Est-ce que ça veut dire que le monde a changé ? Pas vraiment...
Alors, que voit-t-on lorsque la lumière surgit ?
On voit la souffrance, la cruauté, l'inégalité, la violence, la laideur - la vérité nue et honteuse des abus tout autour de nous, à la fois ceux que la société civilisée condamne ouvertement, et ceux qu'elle excuse en silence.
On voit la beauté, la gentillesse, la générosité, l'espoir, la joie –la vérité nue et glorieuse de ce qu'il y a de plus noble dans notre humanité.
Ou bien, je vois toute cette avalanche de malheur et de bonheur, ou bien je suis en train d'être être trompé par une illusion.
Cette illusion d’un moi qui ne voit que partie des choses, trompé par lui-même et ses attentes, refus etc, mais trompé aussi par ce qui lui a été appris, chaque société ayant son propre regard et ses propres valeurs-là, lorsque ce moi s’est un peu effacé, j’en vois l’entièreté, malheurs et bonheurs du monde. Et à ce moment-là, vision juste et responsabilité morale peuvent nous permettre dit-il d’agir, car c’est bien de cela qu’il s’agit, non pas rester dans nos miroirs, ni dans la fascination du monde, mais agir, revenir à la place du marché, avec « un peu moins d’illusions et un peu moins d’ego ».
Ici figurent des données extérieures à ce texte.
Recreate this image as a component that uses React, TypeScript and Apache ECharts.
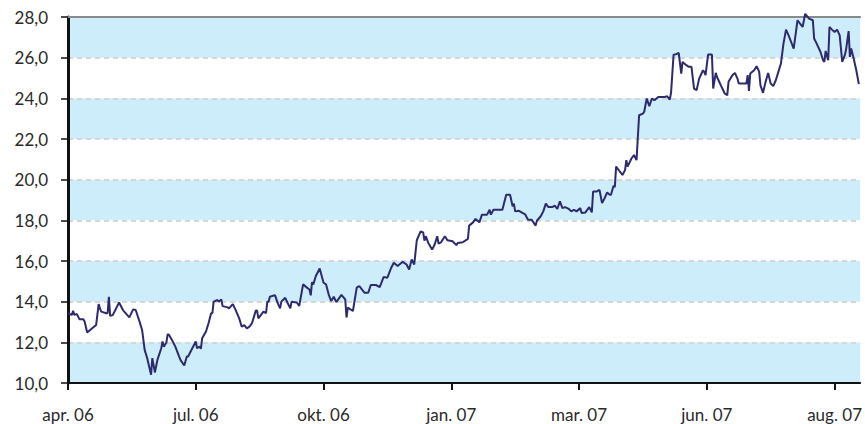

Connaître la différence entre ce que je peux voir et ce que j'ai été conditionné à voir ou bien ce que je me suis seulement habitué à voir, cela demande une discipline.
Le zen en est une forme. Le Zen n'est ni une stratégie pour agir moralement, ni ce qui nous donne des principes pour porter un jugement moral.
Si la conscience sociale et environnementale de l'époque sert à nous rappeler que l'illumination sans responsabilité morale est bancale, le Zen aide à rétablir un équilibre, en rappelant que l’indignation morale sans illumination est aveugle.
Il n'a pas d'autre but que d'ouvrir nos yeux de façon à ce que nous puissions penser et agir avec un peu moins d'illusion et un peu moins d’égo.